EXERCISE BRIEF -> Print the listing in its entirety and exactly, leaving out images.

-*-*-

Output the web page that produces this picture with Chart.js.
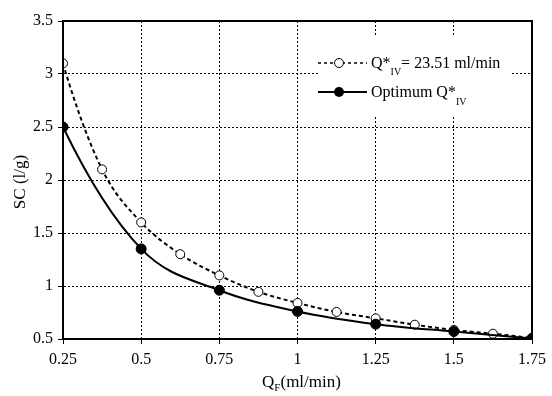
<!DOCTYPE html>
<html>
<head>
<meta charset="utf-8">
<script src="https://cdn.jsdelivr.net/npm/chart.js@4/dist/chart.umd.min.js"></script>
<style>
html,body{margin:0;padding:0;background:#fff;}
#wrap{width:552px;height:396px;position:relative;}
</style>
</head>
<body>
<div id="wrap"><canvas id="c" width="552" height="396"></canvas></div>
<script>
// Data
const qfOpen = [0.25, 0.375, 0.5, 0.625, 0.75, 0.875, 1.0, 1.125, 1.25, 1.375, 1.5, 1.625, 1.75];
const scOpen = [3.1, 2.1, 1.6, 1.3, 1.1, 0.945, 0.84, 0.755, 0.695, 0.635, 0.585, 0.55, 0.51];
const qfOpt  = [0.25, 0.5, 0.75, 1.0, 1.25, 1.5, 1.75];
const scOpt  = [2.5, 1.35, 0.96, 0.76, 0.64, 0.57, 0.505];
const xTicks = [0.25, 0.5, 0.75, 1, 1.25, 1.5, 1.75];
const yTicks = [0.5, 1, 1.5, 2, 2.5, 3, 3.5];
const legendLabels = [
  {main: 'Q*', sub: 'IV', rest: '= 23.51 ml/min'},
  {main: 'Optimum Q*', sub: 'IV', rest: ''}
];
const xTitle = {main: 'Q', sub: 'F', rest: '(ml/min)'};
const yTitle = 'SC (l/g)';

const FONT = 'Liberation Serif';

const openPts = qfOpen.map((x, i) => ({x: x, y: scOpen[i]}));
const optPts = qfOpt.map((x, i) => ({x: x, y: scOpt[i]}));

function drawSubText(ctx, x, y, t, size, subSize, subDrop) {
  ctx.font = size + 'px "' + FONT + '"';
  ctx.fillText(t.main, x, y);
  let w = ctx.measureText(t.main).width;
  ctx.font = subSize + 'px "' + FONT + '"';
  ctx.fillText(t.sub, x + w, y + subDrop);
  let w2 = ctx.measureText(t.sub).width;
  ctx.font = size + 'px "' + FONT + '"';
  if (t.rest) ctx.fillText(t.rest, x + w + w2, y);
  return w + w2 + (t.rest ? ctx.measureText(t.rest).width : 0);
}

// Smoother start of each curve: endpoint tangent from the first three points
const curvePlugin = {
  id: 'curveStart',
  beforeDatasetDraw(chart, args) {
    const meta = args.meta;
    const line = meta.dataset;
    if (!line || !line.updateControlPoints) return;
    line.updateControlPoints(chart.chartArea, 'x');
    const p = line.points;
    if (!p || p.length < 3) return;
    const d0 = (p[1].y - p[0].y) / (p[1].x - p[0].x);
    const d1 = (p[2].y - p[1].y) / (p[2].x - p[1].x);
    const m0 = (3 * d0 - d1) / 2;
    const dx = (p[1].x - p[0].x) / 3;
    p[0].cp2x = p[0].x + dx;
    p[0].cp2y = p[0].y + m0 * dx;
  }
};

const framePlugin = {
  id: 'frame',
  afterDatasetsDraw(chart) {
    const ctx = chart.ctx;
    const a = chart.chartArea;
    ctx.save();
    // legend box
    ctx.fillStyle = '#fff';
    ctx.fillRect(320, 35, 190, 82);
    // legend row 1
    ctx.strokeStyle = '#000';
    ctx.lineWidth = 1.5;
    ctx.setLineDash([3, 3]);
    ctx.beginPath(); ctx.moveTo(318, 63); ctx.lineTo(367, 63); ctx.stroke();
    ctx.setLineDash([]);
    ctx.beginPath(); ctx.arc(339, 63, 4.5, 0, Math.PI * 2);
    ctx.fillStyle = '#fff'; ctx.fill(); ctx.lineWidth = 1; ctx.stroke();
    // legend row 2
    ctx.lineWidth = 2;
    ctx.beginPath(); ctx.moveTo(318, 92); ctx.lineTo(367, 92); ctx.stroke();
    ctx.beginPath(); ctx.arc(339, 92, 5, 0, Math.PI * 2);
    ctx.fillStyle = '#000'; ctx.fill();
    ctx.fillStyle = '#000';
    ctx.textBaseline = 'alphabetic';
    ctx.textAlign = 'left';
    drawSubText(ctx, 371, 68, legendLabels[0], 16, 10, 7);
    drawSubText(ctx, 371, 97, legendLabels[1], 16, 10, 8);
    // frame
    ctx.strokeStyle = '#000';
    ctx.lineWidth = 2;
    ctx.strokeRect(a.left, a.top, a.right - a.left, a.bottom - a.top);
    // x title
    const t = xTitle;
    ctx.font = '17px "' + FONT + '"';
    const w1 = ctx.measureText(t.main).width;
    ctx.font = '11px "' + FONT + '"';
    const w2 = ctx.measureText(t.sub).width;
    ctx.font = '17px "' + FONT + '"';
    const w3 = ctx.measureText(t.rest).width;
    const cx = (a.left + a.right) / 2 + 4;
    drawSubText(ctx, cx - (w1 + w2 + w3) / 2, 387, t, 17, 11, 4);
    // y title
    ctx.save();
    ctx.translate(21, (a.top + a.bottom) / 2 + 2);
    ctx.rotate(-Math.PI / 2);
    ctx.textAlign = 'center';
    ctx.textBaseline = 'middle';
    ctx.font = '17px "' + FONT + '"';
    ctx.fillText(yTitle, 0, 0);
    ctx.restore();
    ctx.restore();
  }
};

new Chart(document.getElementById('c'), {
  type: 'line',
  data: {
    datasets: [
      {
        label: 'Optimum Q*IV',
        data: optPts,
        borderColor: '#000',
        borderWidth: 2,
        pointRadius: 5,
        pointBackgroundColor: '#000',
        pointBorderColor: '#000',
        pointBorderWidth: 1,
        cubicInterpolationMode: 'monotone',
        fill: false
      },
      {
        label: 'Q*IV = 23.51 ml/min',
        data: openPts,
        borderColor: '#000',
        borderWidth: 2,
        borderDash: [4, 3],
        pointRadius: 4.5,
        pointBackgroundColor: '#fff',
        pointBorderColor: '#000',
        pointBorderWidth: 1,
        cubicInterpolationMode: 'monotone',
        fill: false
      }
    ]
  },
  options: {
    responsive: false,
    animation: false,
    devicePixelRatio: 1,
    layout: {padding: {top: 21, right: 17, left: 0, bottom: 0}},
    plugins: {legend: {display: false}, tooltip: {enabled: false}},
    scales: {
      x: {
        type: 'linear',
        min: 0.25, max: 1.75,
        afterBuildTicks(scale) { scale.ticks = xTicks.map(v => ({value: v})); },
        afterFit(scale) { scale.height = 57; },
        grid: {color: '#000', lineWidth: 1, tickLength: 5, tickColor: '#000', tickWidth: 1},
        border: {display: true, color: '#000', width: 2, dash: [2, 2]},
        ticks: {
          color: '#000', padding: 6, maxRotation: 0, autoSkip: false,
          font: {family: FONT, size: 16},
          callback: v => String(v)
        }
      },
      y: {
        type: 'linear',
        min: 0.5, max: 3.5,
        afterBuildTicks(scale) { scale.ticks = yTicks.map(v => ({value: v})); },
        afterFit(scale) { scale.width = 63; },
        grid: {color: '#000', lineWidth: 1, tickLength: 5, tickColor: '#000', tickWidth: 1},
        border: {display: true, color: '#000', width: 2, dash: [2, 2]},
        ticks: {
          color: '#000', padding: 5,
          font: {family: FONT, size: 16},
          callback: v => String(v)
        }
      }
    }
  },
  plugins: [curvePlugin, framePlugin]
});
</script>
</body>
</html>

-*-*-

ANSWER TO THE TASK ->
Output the web page that produces this picture with Chart.js.
<!DOCTYPE html>
<html>
<head>
<meta charset="utf-8">
<script src="https://cdn.jsdelivr.net/npm/chart.js@4/dist/chart.umd.min.js"></script>
<style>
html,body{margin:0;padding:0;background:#fff;}
#wrap{width:552px;height:396px;position:relative;}
</style>
</head>
<body>
<div id="wrap"><canvas id="c" width="552" height="396"></canvas></div>
<script>
// Data
const qfOpen = [0.25, 0.375, 0.5, 0.625, 0.75, 0.875, 1.0, 1.125, 1.25, 1.375, 1.5, 1.625, 1.75];
const scOpen = [3.1, 2.1, 1.6, 1.3, 1.1, 0.945, 0.84, 0.755, 0.695, 0.635, 0.585, 0.55, 0.51];
const qfOpt  = [0.25, 0.5, 0.75, 1.0, 1.25, 1.5, 1.75];
const scOpt  = [2.5, 1.35, 0.96, 0.76, 0.64, 0.57, 0.505];
const xTicks = [0.25, 0.5, 0.75, 1, 1.25, 1.5, 1.75];
const yTicks = [0.5, 1, 1.5, 2, 2.5, 3, 3.5];
const legendLabels = [
  {main: 'Q*', sub: 'IV', rest: '= 23.51 ml/min'},
  {main: 'Optimum Q*', sub: 'IV', rest: ''}
];
const xTitle = {main: 'Q', sub: 'F', rest: '(ml/min)'};
const yTitle = 'SC (l/g)';

const FONT = 'Liberation Serif';

const openPts = qfOpen.map((x, i) => ({x: x, y: scOpen[i]}));
const optPts = qfOpt.map((x, i) => ({x: x, y: scOpt[i]}));

function drawSubText(ctx, x, y, t, size, subSize, subDrop) {
  ctx.font = size + 'px "' + FONT + '"';
  ctx.fillText(t.main, x, y);
  let w = ctx.measureText(t.main).width;
  ctx.font = subSize + 'px "' + FONT + '"';
  ctx.fillText(t.sub, x + w, y + subDrop);
  let w2 = ctx.measureText(t.sub).width;
  ctx.font = size + 'px "' + FONT + '"';
  if (t.rest) ctx.fillText(t.rest, x + w + w2, y);
  return w + w2 + (t.rest ? ctx.measureText(t.rest).width : 0);
}

// Smoother start of each curve: endpoint tangent from the first three points
const curvePlugin = {
  id: 'curveStart',
  beforeDatasetDraw(chart, args) {
    const meta = args.meta;
    const line = meta.dataset;
    if (!line || !line.updateControlPoints) return;
    line.updateControlPoints(chart.chartArea, 'x');
    const p = line.points;
    if (!p || p.length < 3) return;
    const d0 = (p[1].y - p[0].y) / (p[1].x - p[0].x);
    const d1 = (p[2].y - p[1].y) / (p[2].x - p[1].x);
    const m0 = (3 * d0 - d1) / 2;
    const dx = (p[1].x - p[0].x) / 3;
    p[0].cp2x = p[0].x + dx;
    p[0].cp2y = p[0].y + m0 * dx;
  }
};

const framePlugin = {
  id: 'frame',
  afterDatasetsDraw(chart) {
    const ctx = chart.ctx;
    const a = chart.chartArea;
    ctx.save();
    // legend box
    ctx.fillStyle = '#fff';
    ctx.fillRect(320, 35, 190, 82);
    // legend row 1
    ctx.strokeStyle = '#000';
    ctx.lineWidth = 1.5;
    ctx.setLineDash([3, 3]);
    ctx.beginPath(); ctx.moveTo(318, 63); ctx.lineTo(367, 63); ctx.stroke();
    ctx.setLineDash([]);
    ctx.beginPath(); ctx.arc(339, 63, 4.5, 0, Math.PI * 2);
    ctx.fillStyle = '#fff'; ctx.fill(); ctx.lineWidth = 1; ctx.stroke();
    // legend row 2
    ctx.lineWidth = 2;
    ctx.beginPath(); ctx.moveTo(318, 92); ctx.lineTo(367, 92); ctx.stroke();
    ctx.beginPath(); ctx.arc(339, 92, 5, 0, Math.PI * 2);
    ctx.fillStyle = '#000'; ctx.fill();
    ctx.fillStyle = '#000';
    ctx.textBaseline = 'alphabetic';
    ctx.textAlign = 'left';
    drawSubText(ctx, 371, 68, legendLabels[0], 16, 10, 7);
    drawSubText(ctx, 371, 97, legendLabels[1], 16, 10, 8);
    // frame
    ctx.strokeStyle = '#000';
    ctx.lineWidth = 2;
    ctx.strokeRect(a.left, a.top, a.right - a.left, a.bottom - a.top);
    // x title
    const t = xTitle;
    ctx.font = '17px "' + FONT + '"';
    const w1 = ctx.measureText(t.main).width;
    ctx.font = '11px "' + FONT + '"';
    const w2 = ctx.measureText(t.sub).width;
    ctx.font = '17px "' + FONT + '"';
    const w3 = ctx.measureText(t.rest).width;
    const cx = (a.left + a.right) / 2 + 4;
    drawSubText(ctx, cx - (w1 + w2 + w3) / 2, 387, t, 17, 11, 4);
    // y title
    ctx.save();
    ctx.translate(21, (a.top + a.bottom) / 2 + 2);
    ctx.rotate(-Math.PI / 2);
    ctx.textAlign = 'center';
    ctx.textBaseline = 'middle';
    ctx.font = '17px "' + FONT + '"';
    ctx.fillText(yTitle, 0, 0);
    ctx.restore();
    ctx.restore();
  }
};

new Chart(document.getElementById('c'), {
  type: 'line',
  data: {
    datasets: [
      {
        label: 'Optimum Q*IV',
        data: optPts,
        borderColor: '#000',
        borderWidth: 2,
        pointRadius: 5,
        pointBackgroundColor: '#000',
        pointBorderColor: '#000',
        pointBorderWidth: 1,
        cubicInterpolationMode: 'monotone',
        fill: false
      },
      {
        label: 'Q*IV = 23.51 ml/min',
        data: openPts,
        borderColor: '#000',
        borderWidth: 2,
        borderDash: [4, 3],
        pointRadius: 4.5,
        pointBackgroundColor: '#fff',
        pointBorderColor: '#000',
        pointBorderWidth: 1,
        cubicInterpolationMode: 'monotone',
        fill: false
      }
    ]
  },
  options: {
    responsive: false,
    animation: false,
    devicePixelRatio: 1,
    layout: {padding: {top: 21, right: 17, left: 0, bottom: 0}},
    plugins: {legend: {display: false}, tooltip: {enabled: false}},
    scales: {
      x: {
        type: 'linear',
        min: 0.25, max: 1.75,
        afterBuildTicks(scale) { scale.ticks = xTicks.map(v => ({value: v})); },
        afterFit(scale) { scale.height = 57; },
        grid: {color: '#000', lineWidth: 1, tickLength: 5, tickColor: '#000', tickWidth: 1},
        border: {display: true, color: '#000', width: 2, dash: [2, 2]},
        ticks: {
          color: '#000', padding: 6, maxRotation: 0, autoSkip: false,
          font: {family: FONT, size: 16},
          callback: v => String(v)
        }
      },
      y: {
        type: 'linear',
        min: 0.5, max: 3.5,
        afterBuildTicks(scale) { scale.ticks = yTicks.map(v => ({value: v})); },
        afterFit(scale) { scale.width = 63; },
        grid: {color: '#000', lineWidth: 1, tickLength: 5, tickColor: '#000', tickWidth: 1},
        border: {display: true, color: '#000', width: 2, dash: [2, 2]},
        ticks: {
          color: '#000', padding: 5,
          font: {family: FONT, size: 16},
          callback: v => String(v)
        }
      }
    }
  },
  plugins: [curvePlugin, framePlugin]
});
</script>
</body>
</html>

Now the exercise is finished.